Mention sound art and the spectre of something either stringently reductive or piecemeal and unfocused threatens to haunt the potential listener. The initial impression of Audiolab’s contents is instead one of unexpected freedom and relief from the nagging insistence of rhythm. Paramount is the experience of contemplative space achieved by a Cage-like awareness of silence, concomitant to which is a sense of space which enables the listener to explore unhurriedly in their own time.

It’s impossible to describe all fifteen of the pieces on these two cds.
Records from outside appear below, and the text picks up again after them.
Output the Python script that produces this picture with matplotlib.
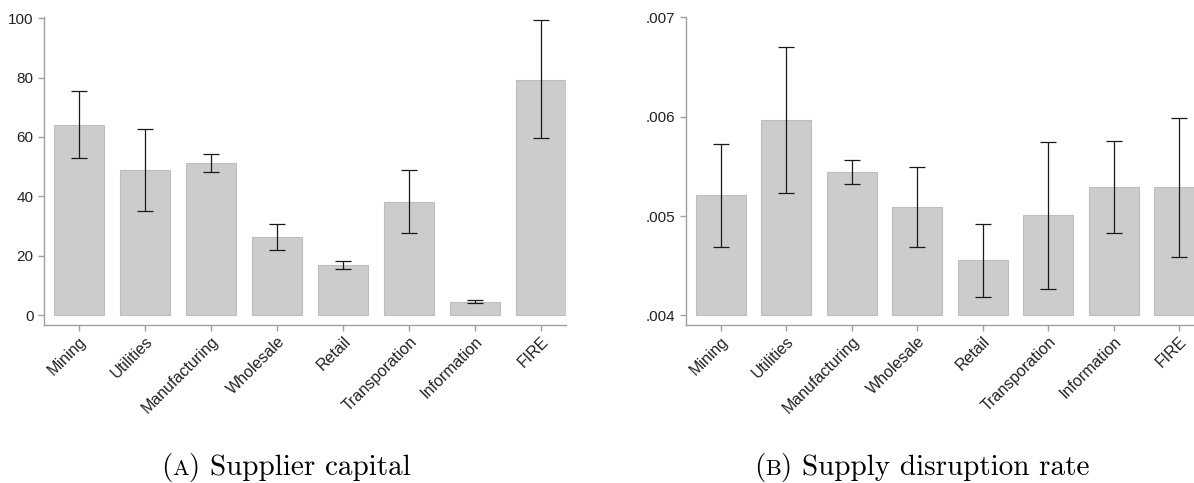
import matplotlib
matplotlib.use("Agg")
import matplotlib.pyplot as plt
import numpy as np

industries = ["Mining", "Utilities", "Manufacturing", "Wholesale", "Retail",
              "Transporation", "Information", "FIRE"]

# panel A: supplier capital
capital = [64.1, 48.9, 51.3, 26.3, 16.9, 38.2, 4.5, 79.3]
capital_hi = [75.5, 62.7, 54.2, 30.6, 18.3, 48.9, 5.2, 99.2]
capital_lo = [52.8, 35.1, 48.2, 22.0, 15.7, 27.7, 4.0, 59.5]
capital_ticks = [0, 20, 40, 60, 80, 100]

# panel B: supply disruption rate
disrupt = [0.005208, 0.005967, 0.005440, 0.005088, 0.004554, 0.005007, 0.005289, 0.005289]
disrupt_hi = [0.005728, 0.006705, 0.005567, 0.005496, 0.004922, 0.005748, 0.005752, 0.005990]
disrupt_lo = [0.004688, 0.005235, 0.005319, 0.004688, 0.004184, 0.004268, 0.004826, 0.004590]
disrupt_ticks = [0.004, 0.005, 0.006, 0.007]
disrupt_labels = [".004", ".005", ".006", ".007"]

BAR = "#cccccc"
EDGE = "#bdbdbd"
AXIS = "#a0a0a0"
TXT = "#222222"

plt.rcParams["font.family"] = ["Liberation Sans", "DejaVu Sans"]


def draw_panel(ax, vals, lo, hi, base, ylim, ticks, labels):
    x = np.arange(len(industries))
    vals = np.asarray(vals)
    ax.bar(x, vals - base, bottom=base, width=0.76, color=BAR,
           edgecolor=EDGE, linewidth=0.8, zorder=1)
    err = [vals - np.asarray(lo), np.asarray(hi) - vals]
    ax.errorbar(x, vals, yerr=err, fmt="none", ecolor="#1a1a1a",
                elinewidth=0.9, capsize=5.5, capthick=0.9, zorder=2)
    ax.set_xlim(-0.53, 7.38)
    ax.set_ylim(*ylim)
    ax.set_yticks(ticks)
    ax.set_yticklabels(labels)
    ax.set_xticks(x)
    ax.set_xticklabels(industries, rotation=45, ha="right",
                       rotation_mode="anchor")
    for s in ["top", "right"]:
        ax.spines[s].set_visible(False)
    for s in ["left", "bottom"]:
        ax.spines[s].set_color(AXIS)
        ax.spines[s].set_linewidth(1.0)
    ax.tick_params(colors=AXIS, labelcolor=TXT, labelsize=11, length=4,
                   width=1.0)
    ax.tick_params(axis="x", pad=2, labelsize=11.5)


fig = plt.figure(figsize=(11.94, 4.83), dpi=100)

ax1 = fig.add_axes([44 / 1194, 1 - 325.3 / 483, 522 / 1194, 307.8 / 483])
draw_panel(ax1, capital, capital_lo, capital_hi, 0, (-3.4, 100.2),
           capital_ticks, [str(t) for t in capital_ticks])

ax2 = fig.add_axes([686 / 1194, 1 - 325.3 / 483, 518 / 1194, 307.8 / 483])
draw_panel(ax2, disrupt, disrupt_lo, disrupt_hi, 0.004, (0.0039, 0.007),
           disrupt_ticks, disrupt_labels)

renderer = fig.canvas.get_renderer()


# captions with a small-caps letter, pieces placed one after another
def caption(x0, letter, rest):
    y0 = 8 / 483
    x = x0
    for s, size in [("(", 21), (letter, 16), (rest, 21)]:
        t = fig.text(x, y0, s, fontsize=size, family="cmr10", color="black",
                     ha="left", va="baseline")
        w = t.get_window_extent(renderer).width
        x += w / fig.bbox.width


caption(161 / 1194, "A", ") Supplier capital")
caption(754 / 1194, "B", ") Supply disruption rate")

fig.savefig("out.png", dpi=100)
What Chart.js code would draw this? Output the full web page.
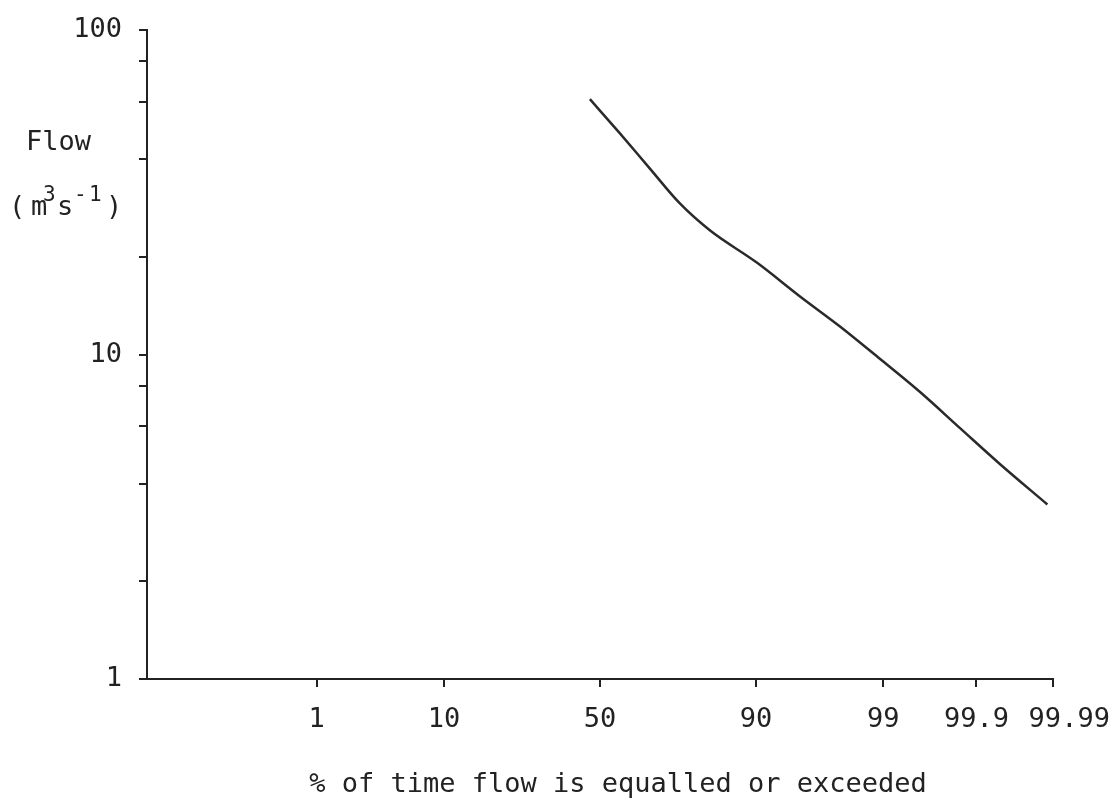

Suffice to say that a wide number of atmospheres, moods, dramas and sonic possibilities are presented and negotiated by both visual and musical artists including pieces by Monolake, Vladislav Delay, To Rococo Rot and Doug Aitken and Steve Roden. A necessarily limited sample follows.

Alejandra and Aeron/Underwater Villages (Somewhere Between Superscription And Depopulation) begins with short bursts of Spanish language, water running, goat bells, wind impacting on a microphone, birdsong. The bells begin to loop and a ringing/grinding sound intrudes upon the rural idyll – has the action relocated to a watermill or have the human and animal protagonists been submerged? Later, a chorus of spectral voices is woven into the sonic tapestry, voices of lost possibilities perhaps.

Rebecca Bournigault/Intentions traces a narrative rendered in French laced with phonemes, plosive syllables, the hoiks and spits of speech punctuated by slowly fragmenting piano. In the pauses between speech hesitant samples stutter.

Henrik Plenge Jakobsen’s Plasmatic Prisms explores a large church organ via neither the hymnal nor the profane, but through imperious prolonged stabs, oscillating rumblings, the breathing of the organ’s pipes out of which arises a fearsome alien lifeform.

The more materialist should know that Audiolab’s two cds are enveloped in gold wrapping paper which, together with an information sheet, are encased in a rather lovely black and white card box with the lettering rendered in a Stereolab-like typeface. Unfortunately there are no pictures of the chambers for which these pieces were composed with the exception of a spindly line drawing on each of the cd labels. This is sound/art/music to contemplate at leisure. The lack of overt narrative thread allows the listener even upon a second or third listening to wander as if from room to room, unsure of what will be encountered.